Russian investors’ demand for the Eurobonds that Moscow placed in March could have been hidden in the share of British investors who snapped up a hefty 39 percent of the securities, Finance Minister Anton Siluanov said.
The ministry planned to make its 2018 Eurobond issue instrumental in helping Russian business people bring their money back home.
Siluanov said that even though domestic investors had been given a priority right to buy the bonds, their demand did not exceed $250 million.
“It can’t be ruled out that the actual number of Russian investors could be bigger as their acquisitions could be found in the share of British investors,” Siluanov told Bloomberg.
On March 16, the Russian Finance Ministry placed 1.5 billion dollars’ worth of Russia-29 Eurobonds with 4.6 percent annual interest and 2.5 billion dollars’ worth of Rossiya-47 Eurobonds with 5.25 percent annual interest.
Nearly 170 investors (39%) most of them from Britain, bought in, along with those from the US (25%) and Russia (22%).
The share of investors from continental Europe and Asia was 14 percent.
With the overall demand having exceeded $7 billion, a large number of potential buyers were unable to invest in Russian securities.
According to Yekaterina Novikova, a senior economist with the Plekhanov Institute in Moscow, the high investor interest in Russian Eurobonds belies widespread reports about serious problems facing the Russian economy as a result of Western sanctions.
“Investors vote with their own money and the large number of people willing to buy Russian bonds means that Russia’s market offers higher profits compared with other markets,” Novikova told Sputnik.
She added that with the implementation of social and economic reforms and clever investments, the share of added value in various fields of commodity production and services will be high, including as a result of the policy of import phase-out.
“The economic situation in Russia is more stable than that of the other economically developed countries whose debt obligations exceed their annual GDP growth, Novikova noted.
She also emphasized that by maintaining its current sanctions against Russia, the West would be acting to the detriment of its own investors.
According to Chris Weafer, a senior partner at Macro-Advisory Ltd, Moscow, the price at which Russia’s recent Eurobonds were sold, is consistent with the current valuation of existing Russian debt.
“As political relations with the US and UK continue to deteriorate, Russia’s financial position grows stronger.

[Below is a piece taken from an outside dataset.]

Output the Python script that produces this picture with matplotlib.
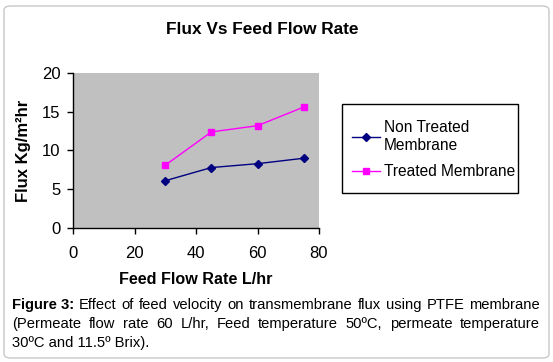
import matplotlib
matplotlib.use('Agg')
import matplotlib.pyplot as plt
from matplotlib.patches import FancyBboxPatch, Rectangle

plt.rcParams['font.family'] = ['Liberation Sans', 'DejaVu Sans']

# data
flow_rate = [30, 45, 60, 75]
flux_non_treated = [6.1, 7.8, 8.3, 9.0]
flux_treated = [8.1, 12.4, 13.2, 15.6]

x_ticks = [0, 20, 40, 60, 80]
y_ticks = [0, 5, 10, 15, 20]

caption_lines = [
    ['Effect', 'of', 'feed', 'velocity', 'on', 'transmembrane', 'flux', 'using', 'PTFE', 'membrane'],
    ['(Permeate', 'flow', 'rate', '60', 'L/hr,', 'Feed', 'temperature', '50ºC,', 'permeate', 'temperature'],
]
caption_last = '30ºC and 11.5º Brix).'

W, H = 553, 362
fig = plt.figure(figsize=(W / 100, H / 100), dpi=100)

# outer rounded frame
fig.patches.append(FancyBboxPatch((4 / W, 4 / H), 545 / W, 352 / H,
                                  boxstyle='round,pad=0,rounding_size=0.012',
                                  transform=fig.transFigure, facecolor='white',
                                  edgecolor='#c8c8c8', linewidth=1.0, zorder=-5))

ax = fig.add_axes([73 / W, 1 - 228 / H, 246 / W, 155 / H])
ax.set_facecolor('#c0c0c0')
ax.plot(flow_rate, flux_non_treated, color='#000080', marker='D', markersize=4,
        linewidth=1, label='Non Treated\nMembrane')
ax.plot(flow_rate, flux_treated, color='#ff00ff', marker='s', markersize=5,
        linewidth=1, label='Treated Membrane')
ax.set_xlim(0, 80)
ax.set_ylim(0, 20)
ax.set_xticks(x_ticks)
ax.set_yticks(y_ticks)
ax.tick_params(direction='out', length=4, width=1, labelsize=12, pad=5)
ax.tick_params(axis='x', pad=9)
for s in ['top', 'right']:
    ax.spines[s].set_visible(False)
for s in ['left', 'bottom']:
    ax.spines[s].set_linewidth(1)

ax.set_xlabel('Feed Flow Rate L/hr', fontsize=11.6, fontweight='bold', labelpad=8)
ax.set_ylabel('Flux Kg/m²hr', fontsize=12, fontweight='bold', labelpad=8)
fig.text(262 / W, 1 - 29 / H, 'Flux Vs Feed Flow Rate', fontsize=12.4,
         fontweight='bold', ha='center', va='center')

# legend box
fig.patches.append(Rectangle((342 / W, 1 - 193 / H), 176 / W, 89 / H,
                             transform=fig.transFigure, facecolor='white',
                             edgecolor='black', linewidth=1))
fig.legend(loc='upper left', bbox_to_anchor=(346 / W, 1 - 114 / H), frameon=False,
           fontsize=11.2, handlelength=1.8, handletextpad=0.25, labelspacing=0.75,
           borderaxespad=0)

# caption, justified
renderer = fig.canvas.get_renderer()
left, right = 12, 540
fs = 10.6
ys = [305, 324, 343]
for i, words in enumerate(caption_lines):
    items = []
    if i == 0:
        items.append(fig.text(0, 0, 'Figure 3:', fontsize=fs, fontweight='bold', va='center'))
    for w in words:
        items.append(fig.text(0, 0, w, fontsize=fs, va='center'))
    widths = [t.get_window_extent(renderer).width for t in items]
    gap = (right - left - sum(widths)) / (len(items) - 1)
    x = left
    for t, w in zip(items, widths):
        t.set_position((x / W, 1 - ys[i] / H))
        x += w + gap
fig.text(left / W, 1 - ys[2] / H, caption_last, fontsize=fs, va='center')

fig.savefig('out.png', dpi=100)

Russia has the world’s sixth lowest level of national debt and the world’s sixth highest financial reserves. The value of Russia’s financial reserves has increased by $75 billion since the start of 2017,” Weafer told Sputnik.
“This means that investors see Russia as financially very safe and is one of the best investment risks amongst all emerging economies,” he added.
Reflecting this general view, the rating agency Standard & Poor’s recently upgraded Russia’s sovereign risk to investment grade.
In December 2017, President Vladimir Putin suggested issuing special foreign-currency bonds to help Russia’s richest safely and anonymously repatriate capital to shield it from a possible tightening of Western sanctions.